Hay nombres y acontecimientos que deambulan por el pasado histórico y cultural riojano con más pena que gloria. Pocas tierras habrá, de hecho, en esta Europa acomplejada y macilenta, que maltraten con tanta desidia su pasado, sin duda fiel reflejo de la indolencia con la que La Rioja aborda su presente y la miopía con la que atisba el futuro. Cui prodest?
No son buenos tiempos para casi nadie, excepto para ciertos privilegiados que cada vez lo serán más. Por delante de nuestras narices desfilan cada día, con altanera marcialidad, la pobreza, el hambre, la corrupción, el desempleo, la explotación, el desahucio, la impunidad, el maltrato, la banalidad, la injusticia… Y nosotros permanecemos a un lado y al otro del cortejo, flanqueando esta desalmada procesión, dejándonos anestesiar por el olor del incienso y el boato de quienes manejan los hilos. Es más, nos comportamos como abúlicos espectadores que se resignan al panem et circenses –aunque el panem cada día resulta más escaso-, incapaces de mover un dedo, ni siquiera de susurrar un ¡ya basta! sotto voce.
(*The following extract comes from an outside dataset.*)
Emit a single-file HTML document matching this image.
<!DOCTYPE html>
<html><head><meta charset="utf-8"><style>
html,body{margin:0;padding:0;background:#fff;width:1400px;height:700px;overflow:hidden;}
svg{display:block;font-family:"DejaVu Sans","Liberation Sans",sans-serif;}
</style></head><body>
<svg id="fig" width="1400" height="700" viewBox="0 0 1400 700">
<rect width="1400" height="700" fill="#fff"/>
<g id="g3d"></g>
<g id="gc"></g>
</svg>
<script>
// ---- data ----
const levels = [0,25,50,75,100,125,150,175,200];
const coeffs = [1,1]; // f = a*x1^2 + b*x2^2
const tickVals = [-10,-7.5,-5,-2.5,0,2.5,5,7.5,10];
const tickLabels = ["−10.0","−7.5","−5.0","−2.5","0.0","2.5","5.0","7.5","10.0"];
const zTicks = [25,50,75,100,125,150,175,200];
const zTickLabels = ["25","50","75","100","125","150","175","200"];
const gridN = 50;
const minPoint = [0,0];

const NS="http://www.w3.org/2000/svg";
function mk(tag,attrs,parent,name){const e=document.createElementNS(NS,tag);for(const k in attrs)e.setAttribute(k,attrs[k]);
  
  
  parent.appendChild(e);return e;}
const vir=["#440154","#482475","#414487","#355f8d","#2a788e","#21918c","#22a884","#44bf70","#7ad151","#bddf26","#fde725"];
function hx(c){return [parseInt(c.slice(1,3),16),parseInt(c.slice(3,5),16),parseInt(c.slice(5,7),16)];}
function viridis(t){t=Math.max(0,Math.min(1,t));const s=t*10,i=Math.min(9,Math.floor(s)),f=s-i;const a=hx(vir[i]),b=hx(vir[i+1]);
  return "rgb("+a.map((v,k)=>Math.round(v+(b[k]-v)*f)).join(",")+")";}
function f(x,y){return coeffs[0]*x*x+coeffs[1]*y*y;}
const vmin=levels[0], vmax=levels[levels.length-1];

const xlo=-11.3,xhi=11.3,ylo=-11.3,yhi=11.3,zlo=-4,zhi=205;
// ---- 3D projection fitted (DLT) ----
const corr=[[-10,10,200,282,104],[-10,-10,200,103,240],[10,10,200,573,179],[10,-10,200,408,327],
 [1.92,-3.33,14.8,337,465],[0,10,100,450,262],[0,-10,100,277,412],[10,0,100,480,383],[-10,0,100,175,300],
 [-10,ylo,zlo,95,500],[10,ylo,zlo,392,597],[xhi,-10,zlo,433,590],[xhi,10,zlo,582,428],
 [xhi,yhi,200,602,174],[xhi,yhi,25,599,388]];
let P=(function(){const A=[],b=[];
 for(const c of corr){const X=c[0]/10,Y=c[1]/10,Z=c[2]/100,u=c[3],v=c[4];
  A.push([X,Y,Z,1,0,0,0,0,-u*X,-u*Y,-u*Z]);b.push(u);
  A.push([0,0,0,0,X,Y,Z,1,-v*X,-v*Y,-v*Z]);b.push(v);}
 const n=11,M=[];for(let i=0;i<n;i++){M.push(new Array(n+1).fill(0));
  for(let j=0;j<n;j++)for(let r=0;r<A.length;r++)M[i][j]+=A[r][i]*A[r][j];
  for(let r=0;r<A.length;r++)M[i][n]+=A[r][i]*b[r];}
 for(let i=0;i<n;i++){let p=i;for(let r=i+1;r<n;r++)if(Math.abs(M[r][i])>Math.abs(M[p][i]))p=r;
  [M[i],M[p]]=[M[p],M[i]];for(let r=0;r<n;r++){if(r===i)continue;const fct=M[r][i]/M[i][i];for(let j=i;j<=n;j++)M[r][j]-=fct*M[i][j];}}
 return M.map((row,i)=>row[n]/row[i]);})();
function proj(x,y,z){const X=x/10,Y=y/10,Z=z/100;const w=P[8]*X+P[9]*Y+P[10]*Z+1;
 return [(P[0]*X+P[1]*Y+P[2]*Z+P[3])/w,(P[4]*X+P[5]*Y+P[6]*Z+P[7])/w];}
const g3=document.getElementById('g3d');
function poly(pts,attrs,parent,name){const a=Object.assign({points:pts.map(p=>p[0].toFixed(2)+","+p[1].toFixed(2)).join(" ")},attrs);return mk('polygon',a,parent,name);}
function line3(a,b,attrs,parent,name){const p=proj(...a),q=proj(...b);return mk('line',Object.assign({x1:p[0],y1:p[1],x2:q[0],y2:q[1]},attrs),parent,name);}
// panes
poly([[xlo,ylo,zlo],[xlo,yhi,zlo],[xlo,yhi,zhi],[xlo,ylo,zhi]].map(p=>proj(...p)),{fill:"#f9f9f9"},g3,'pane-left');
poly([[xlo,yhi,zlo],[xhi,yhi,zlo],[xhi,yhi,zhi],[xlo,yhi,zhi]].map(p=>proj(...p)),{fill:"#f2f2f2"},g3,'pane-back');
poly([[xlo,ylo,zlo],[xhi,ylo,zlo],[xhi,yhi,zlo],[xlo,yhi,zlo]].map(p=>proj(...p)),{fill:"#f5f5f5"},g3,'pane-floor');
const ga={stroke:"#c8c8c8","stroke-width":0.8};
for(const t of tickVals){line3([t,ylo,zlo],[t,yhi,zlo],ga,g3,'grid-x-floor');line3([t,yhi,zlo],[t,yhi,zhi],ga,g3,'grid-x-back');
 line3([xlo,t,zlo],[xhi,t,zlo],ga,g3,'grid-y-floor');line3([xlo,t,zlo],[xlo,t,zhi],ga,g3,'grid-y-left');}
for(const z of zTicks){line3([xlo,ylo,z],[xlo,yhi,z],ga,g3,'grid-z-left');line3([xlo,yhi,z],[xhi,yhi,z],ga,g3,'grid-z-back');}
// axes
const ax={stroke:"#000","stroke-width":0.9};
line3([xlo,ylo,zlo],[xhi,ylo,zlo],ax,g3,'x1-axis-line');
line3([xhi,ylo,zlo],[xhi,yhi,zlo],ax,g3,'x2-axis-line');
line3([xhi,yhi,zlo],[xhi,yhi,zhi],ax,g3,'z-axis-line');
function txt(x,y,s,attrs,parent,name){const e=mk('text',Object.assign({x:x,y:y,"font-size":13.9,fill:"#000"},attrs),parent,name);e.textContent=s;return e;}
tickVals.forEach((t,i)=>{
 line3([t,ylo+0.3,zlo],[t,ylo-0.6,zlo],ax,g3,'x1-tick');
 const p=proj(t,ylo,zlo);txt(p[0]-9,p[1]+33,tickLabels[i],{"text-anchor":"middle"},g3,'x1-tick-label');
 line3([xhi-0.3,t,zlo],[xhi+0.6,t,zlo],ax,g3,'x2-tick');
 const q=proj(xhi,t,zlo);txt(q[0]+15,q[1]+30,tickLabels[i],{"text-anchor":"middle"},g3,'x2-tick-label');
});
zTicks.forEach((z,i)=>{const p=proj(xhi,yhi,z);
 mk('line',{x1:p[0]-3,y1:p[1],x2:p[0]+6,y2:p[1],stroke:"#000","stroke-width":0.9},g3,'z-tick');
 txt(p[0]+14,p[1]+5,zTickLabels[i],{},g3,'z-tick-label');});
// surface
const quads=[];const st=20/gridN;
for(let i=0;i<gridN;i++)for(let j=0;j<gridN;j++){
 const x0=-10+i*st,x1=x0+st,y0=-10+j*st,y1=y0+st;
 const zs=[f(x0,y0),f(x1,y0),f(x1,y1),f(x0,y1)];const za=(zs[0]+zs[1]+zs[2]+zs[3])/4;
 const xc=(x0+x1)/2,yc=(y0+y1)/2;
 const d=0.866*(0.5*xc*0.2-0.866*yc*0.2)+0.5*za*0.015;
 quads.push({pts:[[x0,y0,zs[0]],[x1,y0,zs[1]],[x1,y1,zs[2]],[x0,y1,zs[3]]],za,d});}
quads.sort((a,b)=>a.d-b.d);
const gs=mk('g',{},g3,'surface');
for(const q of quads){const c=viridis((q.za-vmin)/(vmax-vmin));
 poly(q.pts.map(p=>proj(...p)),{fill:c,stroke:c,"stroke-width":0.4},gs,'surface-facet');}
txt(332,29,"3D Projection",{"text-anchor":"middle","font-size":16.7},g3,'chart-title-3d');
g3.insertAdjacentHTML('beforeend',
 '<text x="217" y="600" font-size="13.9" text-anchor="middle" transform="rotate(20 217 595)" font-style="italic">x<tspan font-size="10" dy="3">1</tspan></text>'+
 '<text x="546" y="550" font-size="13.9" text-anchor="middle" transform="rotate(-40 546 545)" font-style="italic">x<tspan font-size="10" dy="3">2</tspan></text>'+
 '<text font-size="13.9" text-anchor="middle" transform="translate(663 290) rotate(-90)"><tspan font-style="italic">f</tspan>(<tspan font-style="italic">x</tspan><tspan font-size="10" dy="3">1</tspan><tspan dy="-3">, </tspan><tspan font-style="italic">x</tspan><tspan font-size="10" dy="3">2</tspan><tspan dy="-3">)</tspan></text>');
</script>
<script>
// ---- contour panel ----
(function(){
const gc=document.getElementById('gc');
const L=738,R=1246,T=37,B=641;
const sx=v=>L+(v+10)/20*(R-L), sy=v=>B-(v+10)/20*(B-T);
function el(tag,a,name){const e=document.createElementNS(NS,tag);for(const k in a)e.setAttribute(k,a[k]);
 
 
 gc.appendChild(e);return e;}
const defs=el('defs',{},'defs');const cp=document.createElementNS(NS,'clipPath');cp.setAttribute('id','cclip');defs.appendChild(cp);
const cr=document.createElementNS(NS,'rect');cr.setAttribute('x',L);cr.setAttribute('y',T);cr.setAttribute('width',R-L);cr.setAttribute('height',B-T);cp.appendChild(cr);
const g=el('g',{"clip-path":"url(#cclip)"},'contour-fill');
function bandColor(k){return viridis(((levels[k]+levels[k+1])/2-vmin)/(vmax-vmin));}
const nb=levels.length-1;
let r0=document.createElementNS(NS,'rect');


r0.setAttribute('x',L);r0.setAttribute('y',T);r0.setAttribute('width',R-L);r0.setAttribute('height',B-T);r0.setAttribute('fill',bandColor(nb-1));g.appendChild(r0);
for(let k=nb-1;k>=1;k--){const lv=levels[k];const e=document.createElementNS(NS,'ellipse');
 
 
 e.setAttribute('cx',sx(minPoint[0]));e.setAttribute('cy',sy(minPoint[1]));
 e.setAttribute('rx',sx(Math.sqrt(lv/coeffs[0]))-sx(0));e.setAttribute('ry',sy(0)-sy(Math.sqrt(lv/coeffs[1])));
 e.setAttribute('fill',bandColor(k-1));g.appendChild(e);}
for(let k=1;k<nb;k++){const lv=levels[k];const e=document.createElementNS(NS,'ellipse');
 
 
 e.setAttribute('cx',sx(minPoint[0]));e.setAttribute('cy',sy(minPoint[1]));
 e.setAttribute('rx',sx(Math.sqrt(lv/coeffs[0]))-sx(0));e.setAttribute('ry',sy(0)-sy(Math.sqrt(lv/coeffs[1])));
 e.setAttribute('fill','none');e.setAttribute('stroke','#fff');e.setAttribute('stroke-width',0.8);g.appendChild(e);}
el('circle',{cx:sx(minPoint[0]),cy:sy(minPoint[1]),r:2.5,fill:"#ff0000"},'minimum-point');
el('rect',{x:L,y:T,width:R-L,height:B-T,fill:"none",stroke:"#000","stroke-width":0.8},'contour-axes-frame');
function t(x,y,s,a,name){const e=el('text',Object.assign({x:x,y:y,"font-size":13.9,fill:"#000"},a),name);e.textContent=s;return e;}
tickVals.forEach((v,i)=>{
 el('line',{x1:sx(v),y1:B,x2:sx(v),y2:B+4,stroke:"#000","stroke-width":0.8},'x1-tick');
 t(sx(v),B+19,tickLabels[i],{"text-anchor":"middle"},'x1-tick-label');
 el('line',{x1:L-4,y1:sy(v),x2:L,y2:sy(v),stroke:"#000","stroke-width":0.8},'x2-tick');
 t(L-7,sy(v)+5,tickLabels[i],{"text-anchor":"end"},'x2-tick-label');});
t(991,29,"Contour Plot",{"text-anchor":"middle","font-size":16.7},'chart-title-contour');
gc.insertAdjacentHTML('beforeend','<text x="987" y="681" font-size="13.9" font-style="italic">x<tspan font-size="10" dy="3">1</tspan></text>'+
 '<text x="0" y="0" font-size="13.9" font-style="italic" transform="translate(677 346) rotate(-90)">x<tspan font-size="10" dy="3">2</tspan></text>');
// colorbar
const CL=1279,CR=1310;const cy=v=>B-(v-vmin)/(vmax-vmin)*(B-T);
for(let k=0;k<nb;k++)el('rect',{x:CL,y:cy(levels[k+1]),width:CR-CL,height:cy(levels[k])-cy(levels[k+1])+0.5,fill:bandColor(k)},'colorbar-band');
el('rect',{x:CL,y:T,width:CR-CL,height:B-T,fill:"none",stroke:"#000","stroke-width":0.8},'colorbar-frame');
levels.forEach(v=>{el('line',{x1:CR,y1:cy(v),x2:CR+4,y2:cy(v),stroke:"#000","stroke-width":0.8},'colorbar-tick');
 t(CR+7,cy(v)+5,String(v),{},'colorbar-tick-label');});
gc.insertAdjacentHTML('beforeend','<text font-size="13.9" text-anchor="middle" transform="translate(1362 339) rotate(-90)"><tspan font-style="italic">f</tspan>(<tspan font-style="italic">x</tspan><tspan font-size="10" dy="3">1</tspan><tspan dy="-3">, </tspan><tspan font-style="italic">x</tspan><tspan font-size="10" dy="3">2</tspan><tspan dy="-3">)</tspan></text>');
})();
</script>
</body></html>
En medio de este panorama tan aciago, en el que son tantas y tan urgentes las necesidades, ¿qué importa la historia?, ¿qué importa la cultura? Desde luego, muy poco a quien tiene la sartén por el mango. En la tierra donde desciende el sol de la cultura, hasta los enanos proyectan grandes sombras. Quizá por ello estamos obligados a seguir hurgando en nuestro pasado, el cercano y el lejano; rescatando a quienes se salieron de la norma e hicieron de La Rioja y del mundo en general mejores lugares.
El acervo de un pueblo nunca puede ser sepultado por el acerbo de la estulticia.